My novel, Jazz Baby, has prompted many such comments as well. Talk centers around the race relations within the story; Emily’s sexuality; the struggles Emily faced to achieve her dreams; women’s rights issues. I was asked by one reader why I chose to not use the N-word in the story—after all, it is set in 1925 Mississippi and New Orleans. The truth of the matter is: that wasn’t a conscious decision. I hadn’t even really thought of it until the reader brought it up. I suppose there may have been a desire to avoid the stereotypical racist clichés. The very real racism of the deep south of early twentieth-century America is indeed present within the story; I just found more creative ways to express it without resorting to what’s been written a million times in a million other stories.

And somebody found a message in that unintentional deletion.

Not every message need be heavy, either. After I wrote an essay about a childhood incident entitled Bigfoot Was My Father, I received many wonderful stories from readers wanting to share some silly moment their own fathers provided. I am honored and humbled that so many people consider me worthy of their memories.

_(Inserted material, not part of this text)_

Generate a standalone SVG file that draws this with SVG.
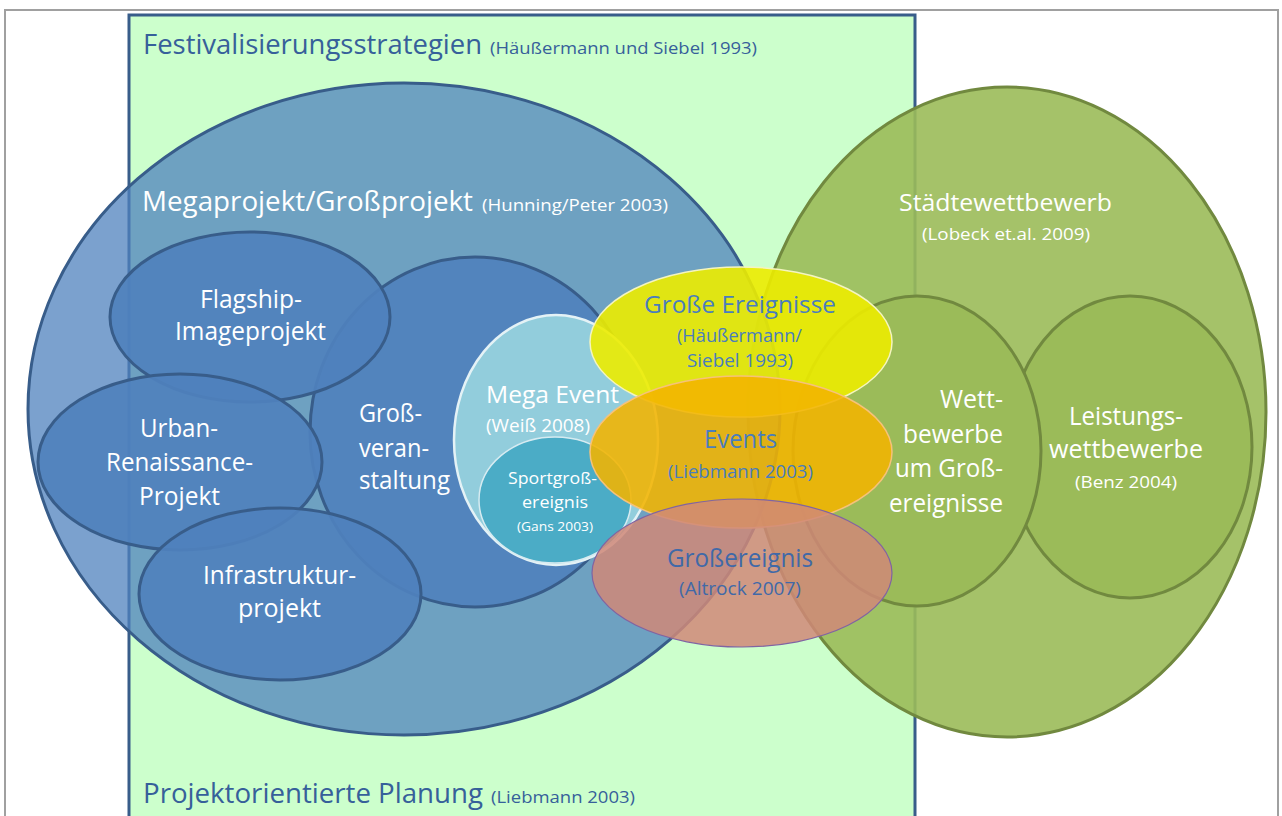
<svg xmlns="http://www.w3.org/2000/svg" width="1282" height="816" viewBox="0 0 1282 816">
<style>
text{font-family:"Open Sans","Noto Sans","Liberation Sans",sans-serif;}
.w{fill:#ffffff;}
.db{fill:#36609a;}
.mb{fill:#4a7dbd;}
.pb{fill:#4069a8;}
.blueIn{fill:#4f81bd;fill-opacity:0.92;stroke:#385d8a;stroke-width:3;}
.greenIn{fill:#9bbb59;stroke:#71893f;stroke-width:3;}
</style>
<rect x="0" y="0" width="1282" height="816" fill="#ffffff"/>
<rect x="5" y="10" width="1273" height="830" fill="none" stroke="#a0a0a0" stroke-width="2"/>
<g id="festivalisierung">
<rect x="129" y="15" width="786" height="830" fill="#ccffcc" stroke="#385d8a" stroke-width="3"/>
<text x="143" y="54" font-size="27" class="db" textLength="339" lengthAdjust="spacingAndGlyphs">Festivalisierungsstrategien</text>
<text x="490" y="54" font-size="16" class="db" textLength="267" lengthAdjust="spacingAndGlyphs">(Häußermann und Siebel 1993)</text>
</g>
<g id="projektorientiert">
<text x="143" y="803" font-size="27" class="db" textLength="340" lengthAdjust="spacingAndGlyphs">Projektorientierte Planung</text>
<text x="491" y="803" font-size="16" class="db" textLength="144" lengthAdjust="spacingAndGlyphs">(Liebmann 2003)</text>
</g>
<g id="staedtewettbewerb">
<ellipse cx="1007" cy="412" rx="259" ry="325" fill="#9bbb59" fill-opacity="0.9" stroke="#71893f" stroke-width="3"/>
<text x="899" y="211" font-size="24" class="w" textLength="213" lengthAdjust="spacingAndGlyphs">Städtewettbewerb</text>
<text x="922" y="240" font-size="16" class="w" textLength="168" lengthAdjust="spacingAndGlyphs">(Lobeck et.al. 2009)</text>
</g>
<g id="megaprojekt">
<ellipse cx="404" cy="409" rx="376" ry="326" fill="#4f81bd" fill-opacity="0.75" stroke="#385d8a" stroke-width="3"/>
<text x="142" y="211" font-size="28" class="w" textLength="331" lengthAdjust="spacingAndGlyphs">Megaprojekt/Großprojekt</text>
<text x="482" y="211" font-size="17" class="w" textLength="186" lengthAdjust="spacingAndGlyphs">(Hunning/Peter 2003)</text>
</g>
<g id="grossveranstaltung">
<ellipse cx="475" cy="432" rx="165" ry="175" class="blueIn"/>
<text x="359" y="422" font-size="25" class="w" textLength="63" lengthAdjust="spacingAndGlyphs">Groß-</text>
<text x="359" y="457" font-size="25" class="w" textLength="70" lengthAdjust="spacingAndGlyphs">veran-</text>
<text x="359" y="489" font-size="25" class="w" textLength="91" lengthAdjust="spacingAndGlyphs">staltung</text>
</g>
<g id="flagship">
<ellipse cx="250" cy="317" rx="140" ry="85" class="blueIn"/>
<text x="200" y="308" font-size="25" class="w" textLength="102" lengthAdjust="spacingAndGlyphs">Flagship-</text>
<text x="175" y="340" font-size="25" class="w" textLength="151" lengthAdjust="spacingAndGlyphs">Imageprojekt</text>
</g>
<g id="urban">
<ellipse cx="180" cy="462" rx="142" ry="88" class="blueIn"/>
<text x="140" y="437" font-size="25" class="w" textLength="78" lengthAdjust="spacingAndGlyphs">Urban-</text>
<text x="106" y="471" font-size="25" class="w" textLength="147" lengthAdjust="spacingAndGlyphs">Renaissance-</text>
<text x="139" y="505" font-size="25" class="w" textLength="81" lengthAdjust="spacingAndGlyphs">Projekt</text>
</g>
<g id="infrastruktur">
<ellipse cx="280" cy="594" rx="141" ry="86" class="blueIn"/>
<text x="203" y="584" font-size="25" class="w" textLength="153" lengthAdjust="spacingAndGlyphs">Infrastruktur-</text>
<text x="238" y="617" font-size="25" class="w" textLength="83" lengthAdjust="spacingAndGlyphs">projekt</text>
</g>
<g id="leistungswettbewerbe">
<ellipse cx="1130" cy="447" rx="122" ry="151" class="greenIn"/>
<text x="1069" y="425" font-size="25" class="w" textLength="114" lengthAdjust="spacingAndGlyphs">Leistungs-</text>
<text x="1049" y="458" font-size="25" class="w" textLength="154" lengthAdjust="spacingAndGlyphs">wettbewerbe</text>
<text x="1075" y="488" font-size="16" class="w" textLength="102" lengthAdjust="spacingAndGlyphs">(Benz 2004)</text>
</g>
<g id="wettbewerbe">
<ellipse cx="917" cy="451" rx="124" ry="155" class="greenIn"/>
<text x="940" y="408" font-size="26" class="w" textLength="63" lengthAdjust="spacingAndGlyphs">Wett-</text>
<text x="903" y="443" font-size="26" class="w" textLength="100" lengthAdjust="spacingAndGlyphs">bewerbe</text>
<text x="895" y="477" font-size="26" class="w" textLength="108" lengthAdjust="spacingAndGlyphs">um Groß-</text>
<text x="889" y="512" font-size="26" class="w" textLength="114" lengthAdjust="spacingAndGlyphs">ereignisse</text>
</g>
<g id="megaevent">
<ellipse cx="556" cy="440" rx="102" ry="125" fill="#92cddc" stroke="#e4f2f6" stroke-width="2.5"/>
<text x="486" y="403" font-size="24" class="w" textLength="133" lengthAdjust="spacingAndGlyphs">Mega Event</text>
<text x="486" y="432" font-size="18" class="w" textLength="104" lengthAdjust="spacingAndGlyphs">(Weiß 2008)</text>
</g>
<g id="sportgrossereignis">
<ellipse cx="555" cy="500" rx="76" ry="63" fill="#4bacc6" stroke="#d6ebf1" stroke-width="1.5"/>
<text x="508" y="484" font-size="17" class="w" textLength="89" lengthAdjust="spacingAndGlyphs">Sportgroß-</text>
<text x="522" y="508" font-size="17" class="w" textLength="66" lengthAdjust="spacingAndGlyphs">ereignis</text>
<text x="517" y="531" font-size="12" class="w" textLength="76" lengthAdjust="spacingAndGlyphs">(Gans 2003)</text>
</g>
<g id="grosse-ereignisse">
<ellipse cx="741" cy="342" rx="151" ry="75" fill="#ecec00" fill-opacity="0.9" stroke="#f4f4c0" stroke-width="1.5"/>
<text x="644" y="313" font-size="24" class="mb" textLength="192" lengthAdjust="spacingAndGlyphs">Große Ereignisse</text>
<text x="677" y="342" font-size="18" class="mb" textLength="125" lengthAdjust="spacingAndGlyphs">(Häußermann/</text>
<text x="687" y="367" font-size="18" class="mb" textLength="106" lengthAdjust="spacingAndGlyphs">Siebel 1993)</text>
</g>
<g id="events">
<ellipse cx="741" cy="452" rx="151" ry="76" fill="#f2b400" fill-opacity="0.88" stroke="#f6c27a" stroke-width="1.5"/>
<text x="704" y="448" font-size="26" class="mb" textLength="73" lengthAdjust="spacingAndGlyphs">Events</text>
<text x="668" y="478" font-size="18" class="mb" textLength="145" lengthAdjust="spacingAndGlyphs">(Liebmann 2003)</text>
</g>
<g id="grossereignis">
<ellipse cx="742" cy="573" rx="150" ry="74" fill="#d08878" fill-opacity="0.85" stroke="#8064a2" stroke-width="1.2"/>
<text x="667" y="567" font-size="26" class="pb" textLength="146" lengthAdjust="spacingAndGlyphs">Großereignis</text>
<text x="679" y="595" font-size="18" class="pb" textLength="122" lengthAdjust="spacingAndGlyphs">(Altrock 2007)</text>
</g>
<g id="connectors"></g>
</svg>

As authors, we create worlds and characters that wouldn’t exist without us. It’s what we do. We convince ourselves of a story’s originality, of its uniqueness. But there will always be somebody somewhere who will be reminded of a long lost moment in time. It may not be spelled out in exact detail, but it’s there. It may be the metaphor you used to describe the loss of a loved one or the silly joke your main character’s love interest tells while trying to woo the girl. It will remind somebody of something. And that’s a blessing. It means you’ve written a piece in which others find a connection. It means your story matters to another human being.

There’s a verse in the Bible that says: There is nothing new under the sun; that which has been will happen again.

I believe that. We just tell it in our own personal way.